Supplied material:

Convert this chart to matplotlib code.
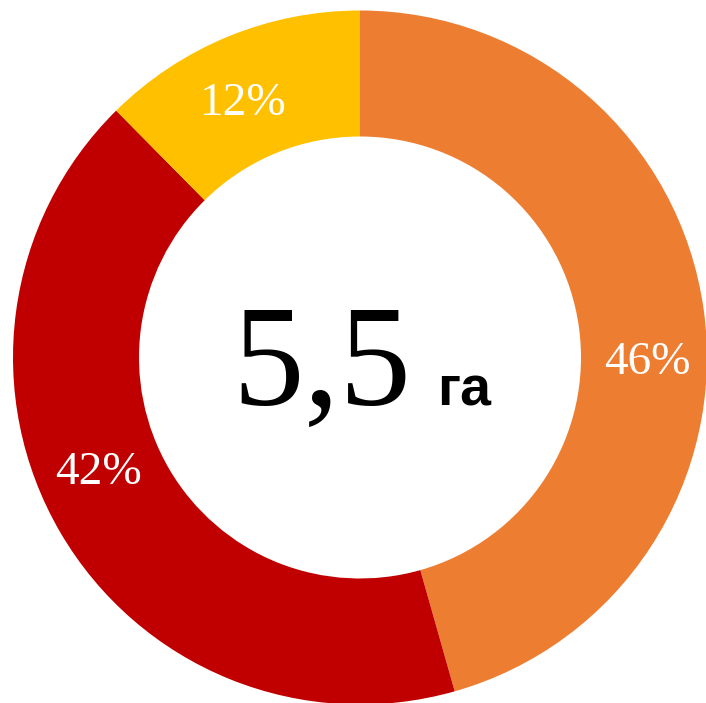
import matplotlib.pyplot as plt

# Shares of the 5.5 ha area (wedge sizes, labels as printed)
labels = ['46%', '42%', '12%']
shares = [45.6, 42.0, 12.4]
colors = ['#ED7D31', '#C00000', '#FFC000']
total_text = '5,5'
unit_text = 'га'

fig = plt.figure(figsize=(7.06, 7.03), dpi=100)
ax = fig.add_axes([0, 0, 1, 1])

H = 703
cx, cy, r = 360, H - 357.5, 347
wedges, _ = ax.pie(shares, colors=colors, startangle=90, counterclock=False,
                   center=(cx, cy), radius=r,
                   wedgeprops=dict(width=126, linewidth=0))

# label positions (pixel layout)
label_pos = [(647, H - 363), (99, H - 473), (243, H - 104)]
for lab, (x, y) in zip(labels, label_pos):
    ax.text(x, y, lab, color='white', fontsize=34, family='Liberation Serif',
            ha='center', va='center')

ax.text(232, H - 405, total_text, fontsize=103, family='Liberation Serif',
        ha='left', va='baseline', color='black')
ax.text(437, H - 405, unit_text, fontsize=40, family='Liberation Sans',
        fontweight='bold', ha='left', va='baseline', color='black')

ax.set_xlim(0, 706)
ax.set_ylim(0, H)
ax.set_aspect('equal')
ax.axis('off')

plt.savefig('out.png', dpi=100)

The task: From the first line above through the line containing "wedgeprops=dict(width=126, linewidth=0))", copy everything exactly, without the pictures.

Written reply:
Convert this chart to matplotlib code.
import matplotlib.pyplot as plt

# Shares of the 5.5 ha area (wedge sizes, labels as printed)
labels = ['46%', '42%', '12%']
shares = [45.6, 42.0, 12.4]
colors = ['#ED7D31', '#C00000', '#FFC000']
total_text = '5,5'
unit_text = 'га'

fig = plt.figure(figsize=(7.06, 7.03), dpi=100)
ax = fig.add_axes([0, 0, 1, 1])

H = 703
cx, cy, r = 360, H - 357.5, 347
wedges, _ = ax.pie(shares, colors=colors, startangle=90, counterclock=False,
                   center=(cx, cy), radius=r,
                   wedgeprops=dict(width=126, linewidth=0))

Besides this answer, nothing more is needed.